Second, his positional intelligence. Even as a young player, Anderson showed an instinct for floating into half spaces, receiving on the half turn, and linking play with one or two touches. At times he looked more like a La Liga midfielder than an old school English attacking player. In a Guardiola setup, that profile is gold.
Third, his versatility. Anderson has played as a number eight, a wide midfielder, and a more advanced attacking role. For a City side that often asks players to rotate between positions during a single phase of play, that adaptability is not a bonus. It is a requirement.
Shaka Hislop pointed out an important layer in the ESPN FC discussion. City’s squad is filled with stars, but they always need players who will accept a role, learn the system, and grow into responsibility. Anderson fits the mould of a squad signing who could become much more if he makes the leap.
Why Steve Nicol Thinks It Is Worth The Risk
Steve Nicol is not easily won over by hype around young British players. That is what makes his stance so interesting. He framed it from the club’s point of view. City have the resources, the depth, and the coaching to take this type of calculated risk. The fee, in their world, is a manageable outlay on a player with a profile that fits.
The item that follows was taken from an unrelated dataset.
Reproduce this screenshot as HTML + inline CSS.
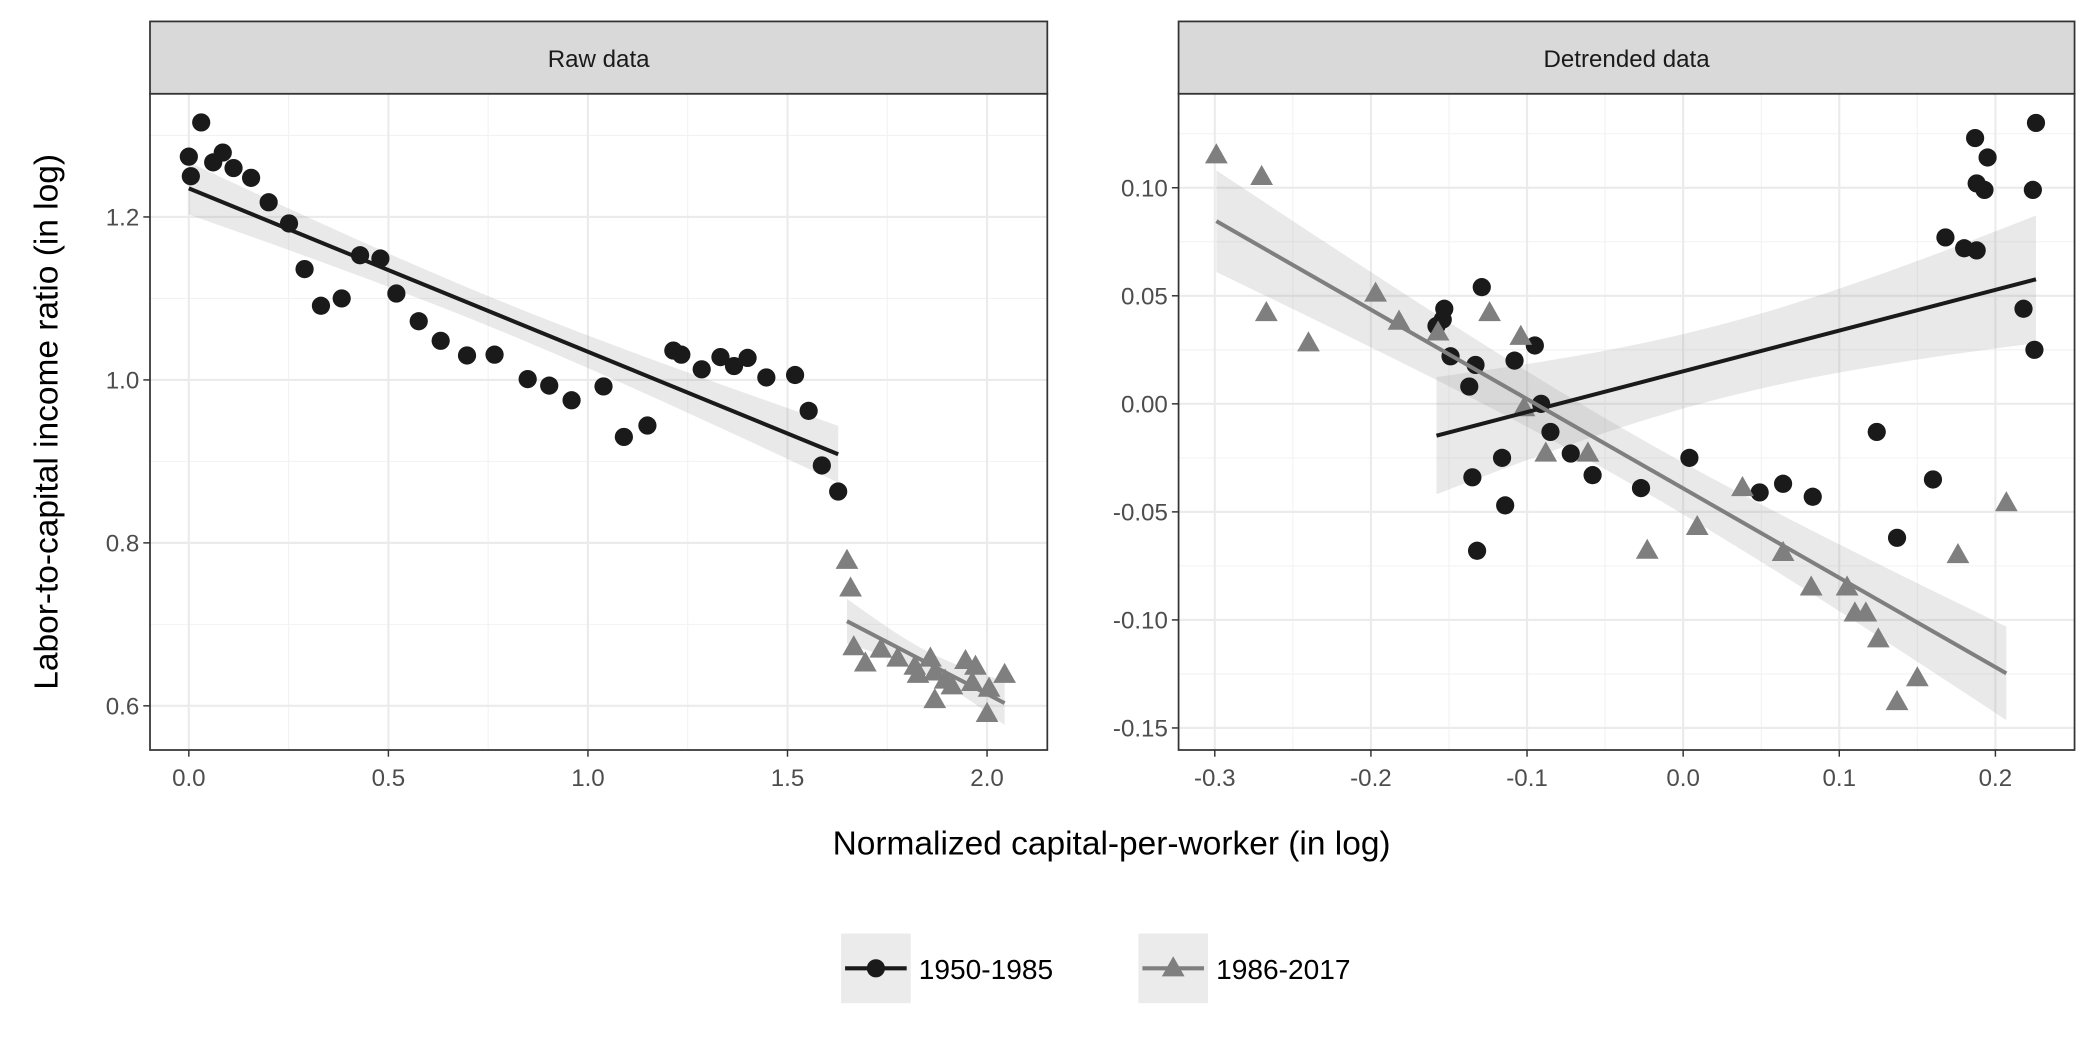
<!DOCTYPE html>
<html><head><meta charset="utf-8"><style>
html,body{margin:0;padding:0;background:#fff;}
svg{display:block;font-family:"Liberation Sans",Arial,sans-serif;}
</style></head><body>
<svg id="chart" width="2100" height="1050" viewBox="0 0 1568 784" xmlns="http://www.w3.org/2000/svg"></svg>
<script>
// ---- Raw data panel ----
const rawX1 = [0.000,0.005,0.031,0.061,0.085,0.112,0.156,0.200,0.251,0.290,0.331,0.383,0.429,0.480,0.520,0.576,0.631,0.697,0.766,0.849,0.903,0.959,1.039,1.090,1.149,1.214,1.234,1.285,1.332,1.366,1.400,1.447,1.519,1.553,1.586,1.627];
const rawY1 = [1.274,1.250,1.316,1.267,1.279,1.260,1.248,1.218,1.192,1.136,1.091,1.100,1.153,1.149,1.106,1.072,1.048,1.030,1.031,1.001,0.993,0.975,0.992,0.930,0.944,1.036,1.031,1.013,1.028,1.017,1.027,1.003,1.006,0.962,0.895,0.863];
const rawX2 = [1.649,1.658,1.666,1.695,1.734,1.776,1.819,1.827,1.858,1.869,1.869,1.895,1.912,1.946,1.963,1.971,2.000,2.005,2.044];
const rawY2 = [0.778,0.744,0.672,0.652,0.669,0.658,0.648,0.638,0.658,0.641,0.607,0.631,0.624,0.655,0.628,0.648,0.590,0.621,0.638];
// ---- Detrended data panel ----
const detX1 = [-0.158,-0.153,-0.154,-0.149,-0.137,-0.133,-0.129,-0.135,-0.132,-0.116,-0.114,-0.108,-0.095,-0.091,-0.085,-0.072,-0.058,-0.027,0.004,0.049,0.064,0.083,0.124,0.137,0.160,0.168,0.180,0.187,0.188,0.188,0.193,0.195,0.218,0.224,0.225,0.226];
const detY1 = [0.036,0.044,0.039,0.022,0.008,0.018,0.054,-0.034,-0.068,-0.025,-0.047,0.020,0.027,0.000,-0.013,-0.023,-0.033,-0.039,-0.025,-0.041,-0.037,-0.043,-0.013,-0.062,-0.035,0.077,0.072,0.123,0.102,0.071,0.099,0.114,0.044,0.099,0.025,0.130];
const detX2 = [-0.299,-0.270,-0.267,-0.240,-0.197,-0.182,-0.157,-0.124,-0.104,-0.102,-0.088,-0.061,-0.023,0.009,0.038,0.064,0.082,0.105,0.110,0.117,0.125,0.137,0.150,0.176,0.207];
const detY2 = [0.115,0.105,0.042,0.028,0.051,0.038,0.033,0.042,0.031,-0.002,-0.023,-0.023,-0.068,-0.057,-0.039,-0.069,-0.085,-0.085,-0.097,-0.097,-0.109,-0.138,-0.127,-0.070,-0.046];
const rawXTicks = ["0.0","0.5","1.0","1.5","2.0"];
const rawYTicks = ["0.6","0.8","1.0","1.2"];
const detXTicks = ["-0.3","-0.2","-0.1","0.0","0.1","0.2"];
const detYTicks = ["-0.15","-0.10","-0.05","0.00","0.05","0.10"];
const seriesNames = ["1950-1985","1986-2017"];

const NS="http://www.w3.org/2000/svg";
const svg=document.getElementById('chart');
function mk(tag,attrs,parent){const e=document.createElementNS(NS,tag);for(const k in attrs)e.setAttribute(k,attrs[k]);(parent||svg).appendChild(e);return e;}
const C1="#1a1a1a", C2="#7f7f7f";

function fit(xs,ys){
  const n=xs.length;let mx=0,my=0;for(let i=0;i<n;i++){mx+=xs[i];my+=ys[i];}mx/=n;my/=n;
  let sxx=0,sxy=0;for(let i=0;i<n;i++){sxx+=(xs[i]-mx)**2;sxy+=(xs[i]-mx)*(ys[i]-my);}
  const b=sxy/sxx,a=my-b*mx;let sse=0;for(let i=0;i<n;i++)sse+=(ys[i]-a-b*xs[i])**2;
  const s=Math.sqrt(sse/(n-2));const t=2.03;
  return {a,b,se:x=>t*s*Math.sqrt(1/n+(x-mx)**2/sxx),min:Math.min(...xs),max:Math.max(...xs)};
}

function panel(name,L,R,title,xd,yd,xTicks,yTicks,xMinor,yMinor,sets){
  const T=70,B=560;
  const g=mk('g',{});
  
  
  const sx=v=>L+(v-xd[0])/(xd[1]-xd[0])*(R-L);
  const sy=v=>B-(v-yd[0])/(yd[1]-yd[0])*(B-T);
  mk('rect',{x:L,y:T,width:R-L,height:B-T,fill:'#fff'},g);
  xMinor.forEach(v=>mk('line',{x1:sx(v),x2:sx(v),y1:T,y2:B,stroke:'#f2f2f2','stroke-width':0.8},g));
  yMinor.forEach(v=>mk('line',{x1:L,x2:R,y1:sy(v),y2:sy(v),stroke:'#f2f2f2','stroke-width':0.8},g));
  xTicks.forEach(t=>{const v=parseFloat(t);mk('line',{x1:sx(v),x2:sx(v),y1:T,y2:B,stroke:'#ebebeb','stroke-width':1.6},g);
    mk('line',{x1:sx(v),x2:sx(v),y1:B,y2:B+5,stroke:'#333','stroke-width':1.1},g);
    const tx=mk('text',{x:sx(v),y:B+27,'text-anchor':'middle','font-size':18,fill:'#4d4d4d'},g);tx.textContent=t;
    
    });
  yTicks.forEach(t=>{const v=parseFloat(t);mk('line',{x1:L,x2:R,y1:sy(v),y2:sy(v),stroke:'#ebebeb','stroke-width':1.6},g);
    mk('line',{x1:L-5,x2:L,y1:sy(v),y2:sy(v),stroke:'#333','stroke-width':1.1},g);
    const tx=mk('text',{x:L-8,y:sy(v)+6.5,'text-anchor':'end','font-size':18,fill:'#4d4d4d'},g);tx.textContent=t;
    
    });
  sets.forEach((s,si)=>{
    const f=fit(s.x,s.y);const N=40;let up=[],lo=[];
    for(let i=0;i<=N;i++){const x=f.min+(f.max-f.min)*i/N;const y=f.a+f.b*x;const e=f.se(x);up.push(sx(x)+','+sy(y+e));lo.unshift(sx(x)+','+sy(y-e));}
    const band=mk('polygon',{points:up.concat(lo).join(' '),fill:'#999','fill-opacity':0.22},g);
    
    
    s.band=band;s.f=f;
  });
  sets.forEach((s,si)=>{
    for(let i=0;i<s.x.length;i++){
      let m;
      if(s.shape==='c'){m=mk('circle',{cx:sx(s.x[i]),cy:sy(s.y[i]),r:6.8,fill:s.c},g);}
      else{const x=sx(s.x[i]),y=sy(s.y[i]);m=mk('polygon',{points:`${x},${y-9} ${x-8.5},${y+6} ${x+8.5},${y+6}`,fill:s.c},g);}
      
      
    }
  });
  sets.forEach(s=>{const f=s.f;
    const ln=mk('line',{x1:sx(f.min),y1:sy(f.a+f.b*f.min),x2:sx(f.max),y2:sy(f.a+f.b*f.max),stroke:s.c,'stroke-width':3},g);
    
    });
  mk('rect',{x:L,y:T,width:R-L,height:B-T,fill:'none',stroke:'#333','stroke-width':1.3},g);
  const st=mk('rect',{x:L,y:16,width:R-L,height:T-16,fill:'#d9d9d9',stroke:'#333','stroke-width':1.3},g);
  
  
  const tt=mk('text',{x:(L+R)/2,y:50,'text-anchor':'middle','font-size':18,fill:'#1a1a1a'},g);tt.textContent=title;
  
  
}
panel('raw',112,782,'Raw data',[-0.0973,2.151],[0.5458,1.3512],rawXTicks,rawYTicks,[0.25,0.75,1.25,1.75],[0.7,0.9,1.1,1.3],
  [{x:rawX1,y:rawY1,c:C1,shape:'c',key:'1950-1985'},{x:rawX2,y:rawY2,c:C2,shape:'t',key:'1986-2017'}]);
panel('detrended',880,1549,'Detrended data',[-0.3232,0.2507],[-0.1602,0.1435],detXTicks,detYTicks,[-0.25,-0.15,-0.05,0.05,0.15],[-0.125,-0.075,-0.025,0.025,0.075,0.125],
  [{x:detX1,y:detY1,c:C1,shape:'c',key:'1950-1985'},{x:detX2,y:detY2,c:C2,shape:'t',key:'1986-2017'}]);

const xt=mk('text',{x:830,y:638,'text-anchor':'middle','font-size':25,fill:'#000'});xt.textContent='Normalized capital-per-worker (in log)';


const yt=mk('text',{x:0,y:0,'text-anchor':'middle','font-size':25,fill:'#000',transform:'translate(43,315) rotate(-90)'});yt.textContent='Labor-to-capital income ratio (in log)';



// legend
[{x:628,c:C1,shape:'c',tx:686},{x:850,c:C2,shape:'t',tx:908}].forEach((k,i)=>{
  const g=mk('g',{});
  
  
  mk('rect',{x:k.x,y:697,width:52,height:52,fill:'#ebebeb'},g);
  mk('line',{x1:k.x+3,x2:k.x+49,y1:723,y2:723,stroke:k.c,'stroke-width':3},g);
  if(k.shape==='c')mk('circle',{cx:k.x+26,cy:723,r:6.8,fill:k.c},g);
  else mk('polygon',{points:`${k.x+26},${714} ${k.x+17.5},${729} ${k.x+34.5},${729}`,fill:k.c},g);
  const t=mk('text',{x:k.tx,y:731,'font-size':21,fill:'#000'},g);t.textContent=seriesNames[i];
});
</script>
</body></html>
The potential upside is big; the downside is almost negligible for a club of City’s power. If Anderson becomes a trustworthy rotational option, the move already justifies itself. If he kicks on and grows into a genuine starter, it becomes one of those transfers rival fans look back on with a sigh.
Nicol also noted that this is exactly how elite clubs stay ahead. They do not wait for players to explode at mid table sides before paying a premium. They identify the ones at the edge of a breakthrough and bring them into their system early.
That strategy has worked before. Plenty of players have arrived at City as promising but not yet proven talents and left as serial winners who understand the demands at the very top.
The Pressure And The Possibility
For Anderson, this is both dream and ordeal. You join a club that wins almost everything. You walk into a dressing room where every training session feels like an audition. Every touch is compared, consciously or not, with some of the best technical players in the world.
On the ESPN FC panel, there was an unspoken acknowledgement of the risk from the player’s side. Minutes will be hard to come by. One bad month can stall momentum. A move like this can make you or quietly move you toward the loan circuit.
But this is also the kind of leap ambitious players want. To test yourself under Guardiola, to train daily with the likes of Kevin De Bruyne and Bernardo Silva if he stays, to learn patterns of play that turn good players into elite ones. That is how careers are transformed.
Anderson will not define Manchester City’s season. Yet he might tell us something important about the next cycle of City’s evolution. Are they still finding the next wave of difference makers before everyone else? Can they polish another quiet signing into a key piece?
For now, the answer is a shrug and a raised eyebrow. City have made their move. Nicol believes it is worth it. The rest of us will find out soon enough if Elliot Anderson is one of those signings that looked small at the time and enormous in hindsight.